Qu'est-ce que tes proches pensent du livre et du film ?
Je fais face à des émotions mitigées selon à qui j'en parle. [Certaines personnes] sont vraiment heureuses pour moi, mais j'ai aussi des haters. Beaucoup de gens n'ont pas eu la chance de lire mon livre. Et pour autant que je sache, le film est en pré-production. Mark Mallouk en est le scénariste. Il vient tout juste d'écrire le film Black Mass avec Johnny Depp. Il m'a dit que je ferai office de producteur. Mon but est de jouer dedans. Je veux un rôle mineur. Je veux être l'entraîneur, le procureur ou le flic. Je suis à peu près sûr de faire une apparition, mais dans un petit rôle.

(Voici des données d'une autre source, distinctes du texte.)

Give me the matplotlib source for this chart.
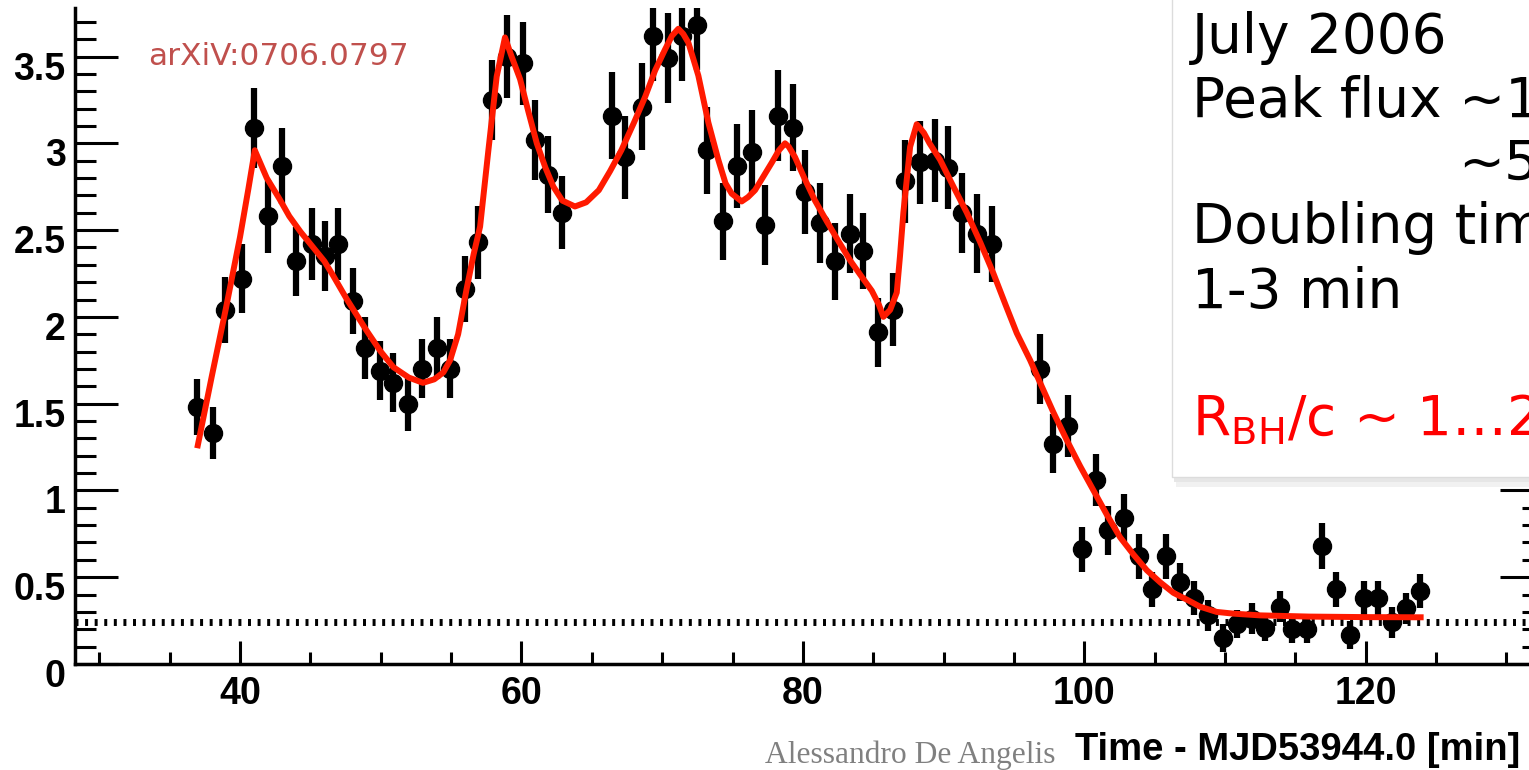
import matplotlib
matplotlib.use("Agg")
import matplotlib.pyplot as plt
from matplotlib.patches import Rectangle
from matplotlib.ticker import FixedLocator, MultipleLocator
from matplotlib.transforms import ScaledTranslation

# ===============================
# DATA
# ===============================
time_min = [36.97, 38.06, 38.93, 40.12, 40.99, 42.01, 42.96, 43.98, 45.10, 46.04,
            46.99, 48.05, 48.88, 49.95, 50.90, 51.96, 52.91, 53.98, 54.93, 55.99,
            56.94, 57.89, 58.96, 60.14, 60.97, 61.91, 62.89,
            66.42, 67.36, 68.55, 69.37, 70.44, 71.40, 72.46, 73.17, 74.35, 75.30,
            76.37, 77.31, 78.26, 79.32, 80.16, 81.22, 82.29, 83.35, 84.30, 85.37,
            86.43, 87.26, 88.33, 89.40, 90.34, 91.29, 92.36, 93.42,
            96.87, 97.76, 98.87, 99.82, 100.84, 101.71, 102.83, 103.85, 104.80,
            105.79, 106.81, 107.82, 108.82, 109.84, 110.83, 111.89, 112.85,
            113.92, 114.75, 115.83, 116.88, 117.90, 118.85, 119.85, 120.88,
            121.84, 122.84, 123.87]

flux = [1.48, 1.33, 2.04, 2.22, 3.09, 2.58, 2.87, 2.32, 2.42, 2.35,
        2.42, 2.09, 1.82, 1.69, 1.62, 1.50, 1.70, 1.82, 1.70, 2.16,
        2.43, 3.25, 3.50, 3.46, 3.02, 2.82, 2.60,
        3.16, 2.92, 3.21, 3.62, 3.49, 3.62, 3.68, 2.96, 2.55, 2.87,
        2.95, 2.53, 3.16, 3.09, 2.72, 2.54, 2.32, 2.48, 2.38, 1.91,
        2.04, 2.78, 2.89, 2.90, 2.86, 2.60, 2.48, 2.42,
        1.70, 1.27, 1.37, 0.66, 1.06, 0.77, 0.84, 0.62, 0.43,
        0.62, 0.47, 0.38, 0.28, 0.15, 0.23, 0.26, 0.21,
        0.33, 0.20, 0.20, 0.68, 0.43, 0.165, 0.38, 0.38,
        0.24, 0.32, 0.42]

flux_err = [0.16, 0.15, 0.19, 0.20, 0.23, 0.21, 0.22, 0.20, 0.21, 0.20,
            0.21, 0.19, 0.18, 0.17, 0.17, 0.16, 0.17, 0.18, 0.17, 0.19,
            0.21, 0.23, 0.24, 0.24, 0.23, 0.22, 0.21,
            0.25, 0.24, 0.25, 0.26, 0.26, 0.26, 0.26, 0.25, 0.22, 0.24,
            0.24, 0.23, 0.26, 0.25, 0.24, 0.23, 0.22, 0.23, 0.22, 0.20,
            0.21, 0.24, 0.24, 0.24, 0.24, 0.23, 0.23, 0.22,
            0.20, 0.17, 0.18, 0.13, 0.15, 0.14, 0.14, 0.13, 0.10,
            0.13, 0.11, 0.10, 0.09, 0.08, 0.08, 0.09, 0.08,
            0.09, 0.08, 0.08, 0.13, 0.10, 0.08, 0.10, 0.10,
            0.09, 0.09, 0.10]

# fitted curve, points
fit_t = [37.0, 38.0, 39.0, 40.0, 40.6, 41.05, 41.9, 42.8, 43.5, 44.3,
         45.2, 46.0, 46.6, 47.6, 48.3, 49.0, 50.0, 50.9, 52.0, 53.0,
         53.8, 54.45, 54.93, 55.5, 56.1, 56.6, 57.06, 57.65, 58.24, 58.83,
         59.3, 59.9, 60.5, 61.09, 61.7, 62.27, 62.9, 63.8, 64.6, 65.5,
         66.3, 67.1, 68.0, 68.8, 69.5, 70.2, 70.7, 71.15, 71.5, 71.86,
         72.2, 72.57, 73.28, 73.99, 74.5, 74.94, 75.65, 76.1, 76.6, 77.2,
         77.8, 78.3, 78.73, 79.0, 79.44, 80.1, 80.86, 81.7, 82.5, 83.4,
         84.1, 84.9, 85.4, 85.72, 86.2, 86.67, 86.9, 87.14, 87.62, 88.09,
         88.6, 89.0, 89.75, 90.7, 91.65, 92.6, 93.54, 94.4, 95.2, 96.15,
         96.86, 97.8, 98.75, 99.7, 100.65, 101.6, 102.54, 103.5, 104.44, 105.4,
         106.33, 107.3, 108.23, 109.4, 110.6, 112.5, 116.0, 120.0, 123.9]
fit_flux = [1.26, 1.66, 2.05, 2.46, 2.74, 2.96, 2.80, 2.68, 2.58, 2.49,
            2.40, 2.32, 2.24, 2.10, 2.01, 1.92, 1.80, 1.71, 1.65, 1.62,
            1.64, 1.68, 1.75, 1.90, 2.16, 2.36, 2.52, 2.96, 3.385, 3.61,
            3.50, 3.37, 3.18, 3.00, 2.86, 2.75, 2.67, 2.636, 2.66, 2.73,
            2.84, 2.96, 3.12, 3.27, 3.42, 3.54, 3.62, 3.66, 3.63, 3.58,
            3.49, 3.39, 3.12, 2.905, 2.77, 2.71, 2.665, 2.69, 2.73, 2.81,
            2.89, 2.96, 3.00, 2.98, 2.92, 2.80, 2.67, 2.55, 2.44, 2.32,
            2.24, 2.15, 2.07, 2.00, 2.04, 2.14, 2.35, 2.60, 2.98, 3.11,
            3.06, 3.00, 2.905, 2.75, 2.60, 2.43, 2.25, 2.07, 1.906, 1.75,
            1.62, 1.45, 1.29, 1.14, 1.00, 0.86, 0.73, 0.63, 0.54, 0.47,
            0.41, 0.37, 0.33, 0.30, 0.29, 0.28, 0.273, 0.27, 0.269]

baseline_flux = 0.24

x_ticks = [40, 60, 80, 100, 120]
y_ticks = [0, 0.5, 1, 1.5, 2, 2.5, 3, 3.5]
y_tick_labels = ["0", "0.5", "1", "1.5", "2", "2.5", "3", "3.5"]

# ===============================
# FIGURE
# ===============================
plt.rcParams["font.family"] = "Liberation Sans"
plt.rcParams["font.weight"] = "bold"
plt.rcParams["mathtext.default"] = "regular"

fig = plt.figure(figsize=(15.29, 7.70), dpi=100)
ax = fig.add_axes([0.0493, 0.1377, 0.9599, 0.8520])

ax.axhline(baseline_flux, color="black", lw=5, linestyle=(0, (0.43, 0.95)), zorder=1)
ax.errorbar(time_min, flux, yerr=flux_err, fmt="o", color="black", ms=13,
            elinewidth=4.5, capsize=0, zorder=2)
ax.plot(fit_t, fit_flux, color="#ff1a00", lw=4.3, zorder=3)

ax.set_xlim(28.3, 132.6)
ax.set_ylim(0, 3.78)

for side in ["left", "bottom", "right"]:
    ax.spines[side].set_linewidth(2.5)
ax.spines["top"].set_visible(False)

ax.xaxis.set_major_locator(FixedLocator(x_ticks))
ax.xaxis.set_minor_locator(MultipleLocator(5))
ax.set_yticks(y_ticks)
ax.set_yticklabels(y_tick_labels)
ax.yaxis.set_minor_locator(MultipleLocator(0.1))

ax.tick_params(axis="x", which="major", direction="in", length=16.5, width=2.2,
               pad=9, labelsize=27)
ax.tick_params(axis="x", which="minor", direction="in", length=8.6, width=2.2)
ax.tick_params(axis="y", which="major", direction="in", length=31, width=2.2,
               pad=7, labelsize=27, right=True)
ax.tick_params(axis="y", which="minor", direction="in", length=15, width=2.2,
               right=True)

# ROOT style: y labels sit a bit below their ticks
shift = ScaledTranslation(0, -0.09, fig.dpi_scale_trans)
for lab in ax.get_yticklabels():
    lab.set_transform(lab.get_transform() + shift)

# ===============================
# ANNOTATIONS
# ===============================
fig.text(148 / 1529, 1 - 65 / 770, "arXiV:0706.0797", color="#c0504d",
         fontsize=22.5, family="DejaVu Sans", weight="normal", va="baseline")

fig.text(1520 / 1529, 10 / 770, "Time - MJD53944.0 [min]", ha="right",
         va="baseline", fontsize=27.5, weight="bold")

fig.text(765 / 1529, 7 / 770, "Alessandro De Angelis", color="#808080",
         fontsize=22.7, family="Liberation Serif", weight="normal", va="baseline")

# info box on the right (cut by the slide edge)
fig.add_artist(Rectangle((1176 / 1529, 1 - 487 / 770), 0.3, 12 / 770,
                         transform=fig.transFigure, facecolor="#f1f1f1",
                         edgecolor="none", zorder=4.8))
fig.add_artist(Rectangle((1174 / 1529, 1 - 482 / 770), 0.3, 7 / 770,
                         transform=fig.transFigure, facecolor="#e6e6e6",
                         edgecolor="none", zorder=4.9))
fig.add_artist(Rectangle((1172 / 1529, 1 - 477 / 770), 0.3, 477 / 770 + 0.01,
                         transform=fig.transFigure, facecolor="white",
                         edgecolor="#dcdcdc", lw=1, zorder=5))

box_x = 1192 / 1529
box_kw = dict(fontsize=39.5, family="DejaVu Sans", weight="normal",
              va="baseline", zorder=6)
fig.text(box_x, 1 - 53 / 770, "July 2006", **box_kw)
fig.text(box_x, 1 - 117 / 770, "Peak flux ~1", **box_kw)
fig.text(1458 / 1529, 1 - 180 / 770, "~5", **box_kw)
fig.text(box_x, 1 - 243 / 770, "Doubling tim", **box_kw)
fig.text(box_x, 1 - 308 / 770, "1-3 min", **box_kw)
fig.text(box_x, 1 - 435 / 770, "R$_{BH}$/c ~ 1…2", color="red", **box_kw)

fig.savefig("out.png", dpi=100)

D'un point de vue réaliste, qu'est-ce que les gens doivent retenir de ce livre, à part une mise en garde ?
Nous venons tous de différents horizons et nous commettons tous des erreurs. Je veux vraiment attirer l'attention des gens [sur le fait] que n'importe quel gamin peut terminer en prison. L'incarcération de masse est ridicule. C'est un système d'entreposage humain qui ne fait que créer plus de problèmes au sein de la société. J'estime que la société doit donner une deuxième chance aux délinquants non-violents.

Le livre de Douglas Dodd est à paraître ce mois-ci aux éditions Skyhorse Publishing.